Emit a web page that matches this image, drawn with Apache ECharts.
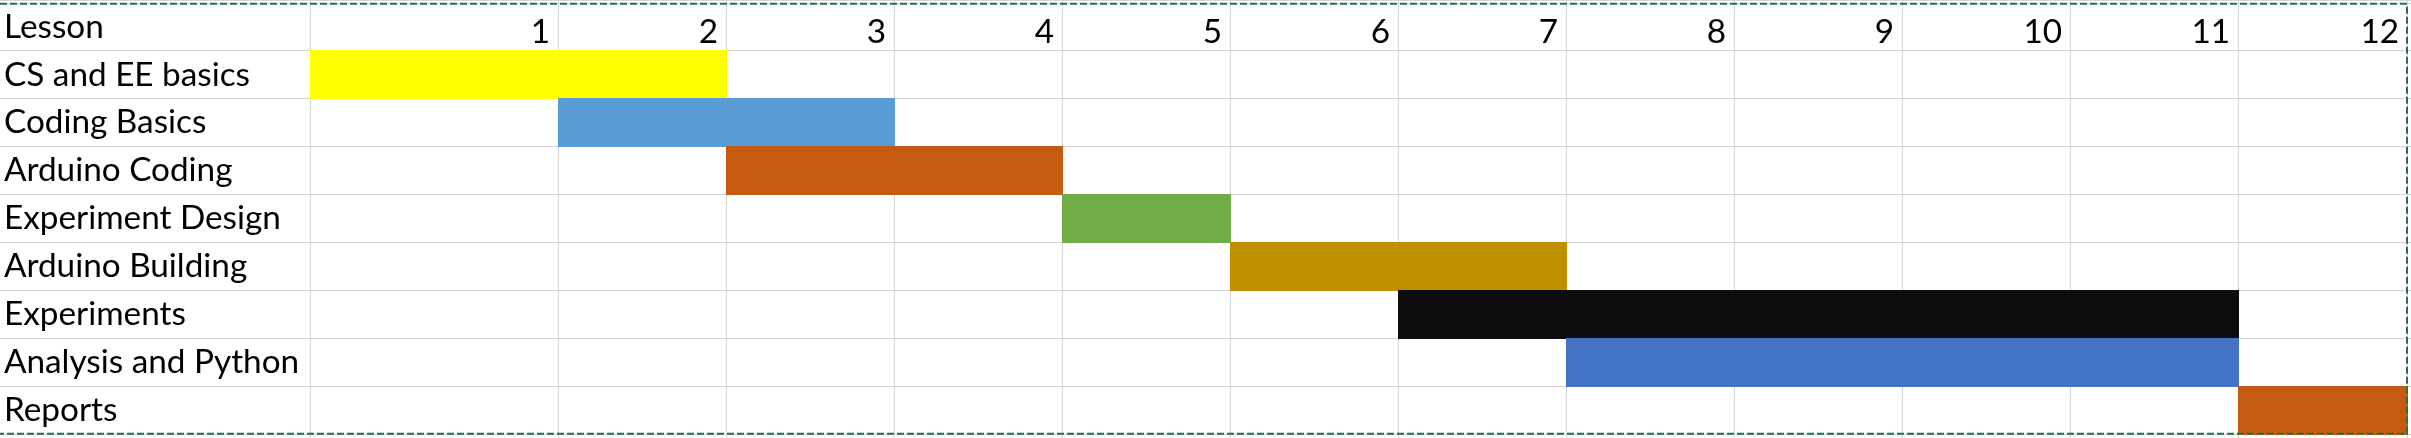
<!DOCTYPE html>
<html><head><meta charset="utf-8">
<script src="https://cdn.jsdelivr.net/npm/echarts@6/dist/echarts.min.js"></script>
<style>html,body{margin:0;padding:0;background:#fff;overflow:hidden}#c{width:2411px;height:438px}</style>
</head><body><div id="c"></div>
<script>
// ---- data ----
const headerLabel = 'Lesson';
const lessons = [1, 2, 3, 4, 5, 6, 7, 8, 9, 10, 11, 12];
const tasks = ['CS and EE basics', 'Coding Basics', 'Arduino Coding', 'Experiment Design',
  'Arduino Building', 'Experiments', 'Analysis and Python', 'Reports'];
const startLesson = [1, 2, 3, 5, 6, 7, 8, 12];
const endLesson = [2, 3, 4, 5, 7, 11, 11, 12];
const taskColors = ['#FFFF00', '#5B9BD5', '#C55A11', '#70AD47', '#BF8F00', '#0D0D0D', '#4472C4', '#C55A11'];

// ---- layout ----
const W = 2411, H = 438;
const FONT = 'Lato';
const LABEL_COL = 310;
const FIRST_COL = 248;
const GRID_RIGHT = 4, GRID_TOP = 3, GRID_BOTTOM = 4;
const unitPx = (W - GRID_RIGHT - LABEL_COL - FIRST_COL) / (lessons.length - 1);
const XMIN = 1 - FIRST_COL / unitPx;
const XMAX = lessons[lessons.length - 1];
const leftEdge = l => (l === lessons[0] ? XMIN : l - 1);
const GRID_COLOR = '#d4d4d4';

const mctx = document.createElement('canvas').getContext('2d');
mctx.font = '100px ' + FONT;
const FS = Math.round(100 * 295 / mctx.measureText('Analysis and Python').width * 10) / 10;

const rowCats = [headerLabel].concat(tasks);
const TEXT_DY = 5;

const chart = echarts.init(document.getElementById('c'), null, { renderer: 'canvas' });
chart.setOption({
  backgroundColor: '#ffffff',
  animation: false,
  grid: { left: LABEL_COL, right: GRID_RIGHT, top: GRID_TOP, bottom: GRID_BOTTOM, containLabel: false },
  xAxis: { type: 'value', min: XMIN, max: XMAX, show: false },
  yAxis: {
    type: 'category', data: rowCats, inverse: true,
    axisLine: { show: false }, axisTick: { show: false }, splitLine: { show: false },
    axisLabel: {
      interval: 0, align: 'left', margin: LABEL_COL - 4, color: '#000',
      fontFamily: FONT, fontSize: FS, padding: [TEXT_DY * 2, 0, 0, 0]
    }
  },
  series: [
    { // horizontal gridlines across whole sheet
      type: 'custom', silent: true, z: 1, clip: false,
      data: rowCats.map((c, i) => [XMIN, i]),
      renderItem(params, api) {
        const c = api.coord([api.value(0), api.value(1)]);
        const h = api.size([0, 1])[1];
        const ys = [c[1] - h / 2];
        if (params.dataIndex === rowCats.length - 1) ys.push(c[1] + h / 2);
        if (params.dataIndex === 0) ys.push(0.5);
        return { type: 'group', children: ys.map(y => ({
          type: 'line', shape: { x1: 0, y1: Math.floor(y) + 0.5, x2: api.getWidth(), y2: Math.floor(y) + 0.5 },
          style: { stroke: GRID_COLOR, lineWidth: 1 }
        })) };
      }
    },
    { // vertical gridlines at lesson boundaries
      type: 'custom', silent: true, z: 1, clip: false,
      data: [[leftEdge(lessons[0]), 0]].concat(lessons.map(l => [l, 0])),
      renderItem(params, api) {
        const x = Math.floor(api.coord([api.value(0), 0])[0]) + 0.5;
        return { type: 'line', shape: { x1: x, y1: 0, x2: x, y2: api.getHeight() },
          style: { stroke: GRID_COLOR, lineWidth: 1 } };
      }
    },
    { // task bars
      type: 'custom', z: 2, clip: false,
      data: tasks.map((t, i) => [startLesson[i], endLesson[i], i + 1]),
      renderItem(params, api) {
        const row = api.value(2);
        const a = api.coord([leftEdge(api.value(0)), row]);
        const b = api.coord([api.value(1), row]);
        const h = api.size([0, 1])[1];
        const x0 = Math.floor(a[0]), x1 = Math.floor(b[0]) + 1;
        const y0 = Math.floor(a[1] - h / 2), y1 = Math.floor(a[1] + h / 2) + 1;
        return { type: 'rect', shape: { x: x0, y: y0, width: x1 - x0, height: y1 - y0 },
          style: { fill: taskColors[params.dataIndex] } };
      }
    },
    { // header lesson numbers
      type: 'custom', z: 3, clip: false, silent: true,
      data: lessons.map(l => [l, 0]),
      renderItem(params, api) {
        const c = api.coord([api.value(0), api.value(1)]);
        return { type: 'text', style: {
          x: Math.floor(c[0]) - 8, y: c[1] + TEXT_DY, text: String(api.value(0)),
          align: 'right', verticalAlign: 'middle', fill: '#000',
          font: FS + 'px ' + FONT
        } };
      }
    }
  ],
  graphic: [{
    type: 'rect', z: 100, silent: true,
    shape: { x: -10, y: 3.7, width: 2407 + 10, height: 430 },
    style: { fill: 'none', stroke: '#217346', lineWidth: 2, lineDash: [7, 3] }
  }]
});
</script></body></html>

▶ **Objective**
Quote the data above in full, leaving out the pictures it holds.

▶ **Exercise response**
Emit a web page that matches this image, drawn with Apache ECharts.
<!DOCTYPE html>
<html><head><meta charset="utf-8">
<script src="https://cdn.jsdelivr.net/npm/echarts@6/dist/echarts.min.js"></script>
<style>html,body{margin:0;padding:0;background:#fff;overflow:hidden}#c{width:2411px;height:438px}</style>
</head><body><div id="c"></div>
<script>
// ---- data ----
const headerLabel = 'Lesson';
const lessons = [1, 2, 3, 4, 5, 6, 7, 8, 9, 10, 11, 12];
const tasks = ['CS and EE basics', 'Coding Basics', 'Arduino Coding', 'Experiment Design',
  'Arduino Building', 'Experiments', 'Analysis and Python', 'Reports'];
const startLesson = [1, 2, 3, 5, 6, 7, 8, 12];
const endLesson = [2, 3, 4, 5, 7, 11, 11, 12];
const taskColors = ['#FFFF00', '#5B9BD5', '#C55A11', '#70AD47', '#BF8F00', '#0D0D0D', '#4472C4', '#C55A11'];

// ---- layout ----
const W = 2411, H = 438;
const FONT = 'Lato';
const LABEL_COL = 310;
const FIRST_COL = 248;
const GRID_RIGHT = 4, GRID_TOP = 3, GRID_BOTTOM = 4;
const unitPx = (W - GRID_RIGHT - LABEL_COL - FIRST_COL) / (lessons.length - 1);
const XMIN = 1 - FIRST_COL / unitPx;
const XMAX = lessons[lessons.length - 1];
const leftEdge = l => (l === lessons[0] ? XMIN : l - 1);
const GRID_COLOR = '#d4d4d4';

const mctx = document.createElement('canvas').getContext('2d');
mctx.font = '100px ' + FONT;
const FS = Math.round(100 * 295 / mctx.measureText('Analysis and Python').width * 10) / 10;

const rowCats = [headerLabel].concat(tasks);
const TEXT_DY = 5;

const chart = echarts.init(document.getElementById('c'), null, { renderer: 'canvas' });
chart.setOption({
  backgroundColor: '#ffffff',
  animation: false,
  grid: { left: LABEL_COL, right: GRID_RIGHT, top: GRID_TOP, bottom: GRID_BOTTOM, containLabel: false },
  xAxis: { type: 'value', min: XMIN, max: XMAX, show: false },
  yAxis: {
    type: 'category', data: rowCats, inverse: true,
    axisLine: { show: false }, axisTick: { show: false }, splitLine: { show: false },
    axisLabel: {
      interval: 0, align: 'left', margin: LABEL_COL - 4, color: '#000',
      fontFamily: FONT, fontSize: FS, padding: [TEXT_DY * 2, 0, 0, 0]
    }
  },
  series: [
    { // horizontal gridlines across whole sheet
      type: 'custom', silent: true, z: 1, clip: false,
      data: rowCats.map((c, i) => [XMIN, i]),
      renderItem(params, api) {
        const c = api.coord([api.value(0), api.value(1)]);
        const h = api.size([0, 1])[1];
        const ys = [c[1] - h / 2];
        if (params.dataIndex === rowCats.length - 1) ys.push(c[1] + h / 2);
        if (params.dataIndex === 0) ys.push(0.5);
        return { type: 'group', children: ys.map(y => ({
          type: 'line', shape: { x1: 0, y1: Math.floor(y) + 0.5, x2: api.getWidth(), y2: Math.floor(y) + 0.5 },
          style: { stroke: GRID_COLOR, lineWidth: 1 }
        })) };
      }
    },
    { // vertical gridlines at lesson boundaries
      type: 'custom', silent: true, z: 1, clip: false,
      data: [[leftEdge(lessons[0]), 0]].concat(lessons.map(l => [l, 0])),
      renderItem(params, api) {
        const x = Math.floor(api.coord([api.value(0), 0])[0]) + 0.5;
        return { type: 'line', shape: { x1: x, y1: 0, x2: x, y2: api.getHeight() },
          style: { stroke: GRID_COLOR, lineWidth: 1 } };
      }
    },
    { // task bars
      type: 'custom', z: 2, clip: false,
      data: tasks.map((t, i) => [startLesson[i], endLesson[i], i + 1]),
      renderItem(params, api) {
        const row = api.value(2);
        const a = api.coord([leftEdge(api.value(0)), row]);
        const b = api.coord([api.value(1), row]);
        const h = api.size([0, 1])[1];
        const x0 = Math.floor(a[0]), x1 = Math.floor(b[0]) + 1;
        const y0 = Math.floor(a[1] - h / 2), y1 = Math.floor(a[1] + h / 2) + 1;
        return { type: 'rect', shape: { x: x0, y: y0, width: x1 - x0, height: y1 - y0 },
          style: { fill: taskColors[params.dataIndex] } };
      }
    },
    { // header lesson numbers
      type: 'custom', z: 3, clip: false, silent: true,
      data: lessons.map(l => [l, 0]),
      renderItem(params, api) {
        const c = api.coord([api.value(0), api.value(1)]);
        return { type: 'text', style: {
          x: Math.floor(c[0]) - 8, y: c[1] + TEXT_DY, text: String(api.value(0)),
          align: 'right', verticalAlign: 'middle', fill: '#000',
          font: FS + 'px ' + FONT
        } };
      }
    }
  ],
  graphic: [{
    type: 'rect', z: 100, silent: true,
    shape: { x: -10, y: 3.7, width: 2407 + 10, height: 430 },
    style: { fill: 'none', stroke: '#217346', lineWidth: 2, lineDash: [7, 3] }
  }]
});
</script></body></html>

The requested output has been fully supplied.